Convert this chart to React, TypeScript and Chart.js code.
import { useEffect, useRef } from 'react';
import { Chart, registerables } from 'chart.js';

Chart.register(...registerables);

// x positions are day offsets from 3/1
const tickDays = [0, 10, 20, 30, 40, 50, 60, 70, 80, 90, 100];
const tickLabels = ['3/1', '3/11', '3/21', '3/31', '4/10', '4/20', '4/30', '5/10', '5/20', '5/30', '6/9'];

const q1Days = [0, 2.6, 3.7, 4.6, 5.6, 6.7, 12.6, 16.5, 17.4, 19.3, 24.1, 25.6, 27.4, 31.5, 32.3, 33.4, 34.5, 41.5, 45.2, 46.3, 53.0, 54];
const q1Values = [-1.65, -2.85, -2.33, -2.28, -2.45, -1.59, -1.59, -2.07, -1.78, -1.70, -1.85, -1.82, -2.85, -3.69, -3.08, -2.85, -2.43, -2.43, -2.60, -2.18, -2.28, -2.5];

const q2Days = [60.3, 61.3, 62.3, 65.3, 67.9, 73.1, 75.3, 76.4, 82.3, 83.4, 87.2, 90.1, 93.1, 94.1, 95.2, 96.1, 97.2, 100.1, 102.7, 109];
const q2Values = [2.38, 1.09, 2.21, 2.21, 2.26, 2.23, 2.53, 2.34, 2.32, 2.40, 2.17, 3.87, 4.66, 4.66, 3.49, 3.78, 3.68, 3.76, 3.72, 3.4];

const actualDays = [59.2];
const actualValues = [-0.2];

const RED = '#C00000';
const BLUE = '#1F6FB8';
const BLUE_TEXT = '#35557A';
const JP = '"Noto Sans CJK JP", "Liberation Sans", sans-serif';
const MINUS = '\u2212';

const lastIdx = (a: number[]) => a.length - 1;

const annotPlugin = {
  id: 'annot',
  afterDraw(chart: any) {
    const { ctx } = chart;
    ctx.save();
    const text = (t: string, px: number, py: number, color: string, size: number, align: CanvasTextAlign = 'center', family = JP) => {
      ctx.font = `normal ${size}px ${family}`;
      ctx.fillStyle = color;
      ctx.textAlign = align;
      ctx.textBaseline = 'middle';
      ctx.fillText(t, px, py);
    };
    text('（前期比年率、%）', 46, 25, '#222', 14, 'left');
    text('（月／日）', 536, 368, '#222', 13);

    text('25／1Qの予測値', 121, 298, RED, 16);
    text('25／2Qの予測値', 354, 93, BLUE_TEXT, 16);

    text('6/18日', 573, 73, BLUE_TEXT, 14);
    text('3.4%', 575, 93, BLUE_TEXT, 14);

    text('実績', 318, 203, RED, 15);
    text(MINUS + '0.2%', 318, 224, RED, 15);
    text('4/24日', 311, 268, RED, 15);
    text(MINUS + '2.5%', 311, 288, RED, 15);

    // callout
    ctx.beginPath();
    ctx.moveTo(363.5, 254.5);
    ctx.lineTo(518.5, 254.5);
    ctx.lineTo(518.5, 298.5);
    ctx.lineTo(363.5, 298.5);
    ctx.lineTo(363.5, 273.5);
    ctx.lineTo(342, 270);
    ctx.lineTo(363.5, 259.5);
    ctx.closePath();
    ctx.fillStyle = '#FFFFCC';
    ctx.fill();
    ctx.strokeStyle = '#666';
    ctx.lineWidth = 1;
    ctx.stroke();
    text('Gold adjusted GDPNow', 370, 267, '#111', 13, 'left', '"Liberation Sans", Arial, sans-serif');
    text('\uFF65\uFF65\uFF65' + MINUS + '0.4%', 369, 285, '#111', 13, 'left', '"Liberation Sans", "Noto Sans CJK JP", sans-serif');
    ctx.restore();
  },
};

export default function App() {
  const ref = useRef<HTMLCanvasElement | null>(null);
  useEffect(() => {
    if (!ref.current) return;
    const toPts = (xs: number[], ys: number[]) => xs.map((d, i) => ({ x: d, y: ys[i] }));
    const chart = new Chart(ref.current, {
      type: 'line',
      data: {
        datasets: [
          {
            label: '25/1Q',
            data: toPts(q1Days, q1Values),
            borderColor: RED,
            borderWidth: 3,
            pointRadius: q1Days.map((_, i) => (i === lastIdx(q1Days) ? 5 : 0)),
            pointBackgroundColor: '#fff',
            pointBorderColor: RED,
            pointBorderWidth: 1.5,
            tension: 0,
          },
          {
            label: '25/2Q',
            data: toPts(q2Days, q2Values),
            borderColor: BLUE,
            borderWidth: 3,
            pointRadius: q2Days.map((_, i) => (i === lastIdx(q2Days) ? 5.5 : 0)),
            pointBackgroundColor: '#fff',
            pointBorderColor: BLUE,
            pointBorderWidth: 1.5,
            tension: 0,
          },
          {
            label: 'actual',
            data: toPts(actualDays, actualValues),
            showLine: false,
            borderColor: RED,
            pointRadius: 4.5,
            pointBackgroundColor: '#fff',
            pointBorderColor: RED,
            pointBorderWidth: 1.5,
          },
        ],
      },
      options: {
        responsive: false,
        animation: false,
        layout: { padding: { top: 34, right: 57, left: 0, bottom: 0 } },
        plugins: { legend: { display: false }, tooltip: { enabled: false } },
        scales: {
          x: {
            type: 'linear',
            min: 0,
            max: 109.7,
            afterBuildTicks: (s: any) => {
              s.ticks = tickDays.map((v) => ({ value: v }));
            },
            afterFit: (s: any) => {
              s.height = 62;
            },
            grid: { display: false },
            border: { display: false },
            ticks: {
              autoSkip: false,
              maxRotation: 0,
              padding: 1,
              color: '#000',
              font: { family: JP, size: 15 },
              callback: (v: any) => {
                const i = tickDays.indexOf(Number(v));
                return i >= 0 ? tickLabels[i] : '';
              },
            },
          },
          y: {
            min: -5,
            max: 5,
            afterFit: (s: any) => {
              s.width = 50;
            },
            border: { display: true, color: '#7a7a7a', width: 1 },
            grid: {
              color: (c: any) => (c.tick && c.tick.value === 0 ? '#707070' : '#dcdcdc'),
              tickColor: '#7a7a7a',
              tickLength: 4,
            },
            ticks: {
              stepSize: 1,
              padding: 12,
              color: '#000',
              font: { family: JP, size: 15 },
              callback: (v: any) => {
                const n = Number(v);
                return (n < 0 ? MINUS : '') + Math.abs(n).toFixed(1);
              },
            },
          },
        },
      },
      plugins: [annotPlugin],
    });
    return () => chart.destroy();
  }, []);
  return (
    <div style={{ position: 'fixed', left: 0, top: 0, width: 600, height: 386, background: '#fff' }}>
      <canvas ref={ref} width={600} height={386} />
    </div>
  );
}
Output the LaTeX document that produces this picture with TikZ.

************

=== DIRECTIONS ===
Extract the complete data, matching each line exactly.

=== COMPLETE OUTPUT ===
Convert this chart to React, TypeScript and Chart.js code.
import { useEffect, useRef } from 'react';
import { Chart, registerables } from 'chart.js';

Chart.register(...registerables);

// x positions are day offsets from 3/1
const tickDays = [0, 10, 20, 30, 40, 50, 60, 70, 80, 90, 100];
const tickLabels = ['3/1', '3/11', '3/21', '3/31', '4/10', '4/20', '4/30', '5/10', '5/20', '5/30', '6/9'];

const q1Days = [0, 2.6, 3.7, 4.6, 5.6, 6.7, 12.6, 16.5, 17.4, 19.3, 24.1, 25.6, 27.4, 31.5, 32.3, 33.4, 34.5, 41.5, 45.2, 46.3, 53.0, 54];
const q1Values = [-1.65, -2.85, -2.33, -2.28, -2.45, -1.59, -1.59, -2.07, -1.78, -1.70, -1.85, -1.82, -2.85, -3.69, -3.08, -2.85, -2.43, -2.43, -2.60, -2.18, -2.28, -2.5];

const q2Days = [60.3, 61.3, 62.3, 65.3, 67.9, 73.1, 75.3, 76.4, 82.3, 83.4, 87.2, 90.1, 93.1, 94.1, 95.2, 96.1, 97.2, 100.1, 102.7, 109];
const q2Values = [2.38, 1.09, 2.21, 2.21, 2.26, 2.23, 2.53, 2.34, 2.32, 2.40, 2.17, 3.87, 4.66, 4.66, 3.49, 3.78, 3.68, 3.76, 3.72, 3.4];

const actualDays = [59.2];
const actualValues = [-0.2];

const RED = '#C00000';
const BLUE = '#1F6FB8';
const BLUE_TEXT = '#35557A';
const JP = '"Noto Sans CJK JP", "Liberation Sans", sans-serif';
const MINUS = '\u2212';

const lastIdx = (a: number[]) => a.length - 1;

const annotPlugin = {
  id: 'annot',
  afterDraw(chart: any) {
    const { ctx } = chart;
    ctx.save();
    const text = (t: string, px: number, py: number, color: string, size: number, align: CanvasTextAlign = 'center', family = JP) => {
      ctx.font = `normal ${size}px ${family}`;
      ctx.fillStyle = color;
      ctx.textAlign = align;
      ctx.textBaseline = 'middle';
      ctx.fillText(t, px, py);
    };
    text('（前期比年率、%）', 46, 25, '#222', 14, 'left');
    text('（月／日）', 536, 368, '#222', 13);

    text('25／1Qの予測値', 121, 298, RED, 16);
    text('25／2Qの予測値', 354, 93, BLUE_TEXT, 16);

    text('6/18日', 573, 73, BLUE_TEXT, 14);
    text('3.4%', 575, 93, BLUE_TEXT, 14);

    text('実績', 318, 203, RED, 15);
    text(MINUS + '0.2%', 318, 224, RED, 15);
    text('4/24日', 311, 268, RED, 15);
    text(MINUS + '2.5%', 311, 288, RED, 15);

    // callout
    ctx.beginPath();
    ctx.moveTo(363.5, 254.5);
    ctx.lineTo(518.5, 254.5);
    ctx.lineTo(518.5, 298.5);
    ctx.lineTo(363.5, 298.5);
    ctx.lineTo(363.5, 273.5);
    ctx.lineTo(342, 270);
    ctx.lineTo(363.5, 259.5);
    ctx.closePath();
    ctx.fillStyle = '#FFFFCC';
    ctx.fill();
    ctx.strokeStyle = '#666';
    ctx.lineWidth = 1;
    ctx.stroke();
    text('Gold adjusted GDPNow', 370, 267, '#111', 13, 'left', '"Liberation Sans", Arial, sans-serif');
    text('\uFF65\uFF65\uFF65' + MINUS + '0.4%', 369, 285, '#111', 13, 'left', '"Liberation Sans", "Noto Sans CJK JP", sans-serif');
    ctx.restore();
  },
};

export default function App() {
  const ref = useRef<HTMLCanvasElement | null>(null);
  useEffect(() => {
    if (!ref.current) return;
    const toPts = (xs: number[], ys: number[]) => xs.map((d, i) => ({ x: d, y: ys[i] }));
    const chart = new Chart(ref.current, {
      type: 'line',
      data: {
        datasets: [
          {
            label: '25/1Q',
            data: toPts(q1Days, q1Values),
            borderColor: RED,
            borderWidth: 3,
            pointRadius: q1Days.map((_, i) => (i === lastIdx(q1Days) ? 5 : 0)),
            pointBackgroundColor: '#fff',
            pointBorderColor: RED,
            pointBorderWidth: 1.5,
            tension: 0,
          },
          {
            label: '25/2Q',
            data: toPts(q2Days, q2Values),
            borderColor: BLUE,
            borderWidth: 3,
            pointRadius: q2Days.map((_, i) => (i === lastIdx(q2Days) ? 5.5 : 0)),
            pointBackgroundColor: '#fff',
            pointBorderColor: BLUE,
            pointBorderWidth: 1.5,
            tension: 0,
          },
          {
            label: 'actual',
            data: toPts(actualDays, actualValues),
            showLine: false,
            borderColor: RED,
            pointRadius: 4.5,
            pointBackgroundColor: '#fff',
            pointBorderColor: RED,
            pointBorderWidth: 1.5,
          },
        ],
      },
      options: {
        responsive: false,
        animation: false,
        layout: { padding: { top: 34, right: 57, left: 0, bottom: 0 } },
        plugins: { legend: { display: false }, tooltip: { enabled: false } },
        scales: {
          x: {
            type: 'linear',
            min: 0,
            max: 109.7,
            afterBuildTicks: (s: any) => {
              s.ticks = tickDays.map((v) => ({ value: v }));
            },
            afterFit: (s: any) => {
              s.height = 62;
            },
            grid: { display: false },
            border: { display: false },
            ticks: {
              autoSkip: false,
              maxRotation: 0,
              padding: 1,
              color: '#000',
              font: { family: JP, size: 15 },
              callback: (v: any) => {
                const i = tickDays.indexOf(Number(v));
                return i >= 0 ? tickLabels[i] : '';
              },
            },
          },
          y: {
            min: -5,
            max: 5,
            afterFit: (s: any) => {
              s.width = 50;
            },
            border: { display: true, color: '#7a7a7a', width: 1 },
            grid: {
              color: (c: any) => (c.tick && c.tick.value === 0 ? '#707070' : '#dcdcdc'),
              tickColor: '#7a7a7a',
              tickLength: 4,
            },
            ticks: {
              stepSize: 1,
              padding: 12,
              color: '#000',
              font: { family: JP, size: 15 },
              callback: (v: any) => {
                const n = Number(v);
                return (n < 0 ? MINUS : '') + Math.abs(n).toFixed(1);
              },
            },
          },
        },
      },
      plugins: [annotPlugin],
    });
    return () => chart.destroy();
  }, []);
  return (
    <div style={{ position: 'fixed', left: 0, top: 0, width: 600, height: 386, background: '#fff' }}>
      <canvas ref={ref} width={600} height={386} />
    </div>
  );
}
Output the LaTeX document that produces this picture with TikZ.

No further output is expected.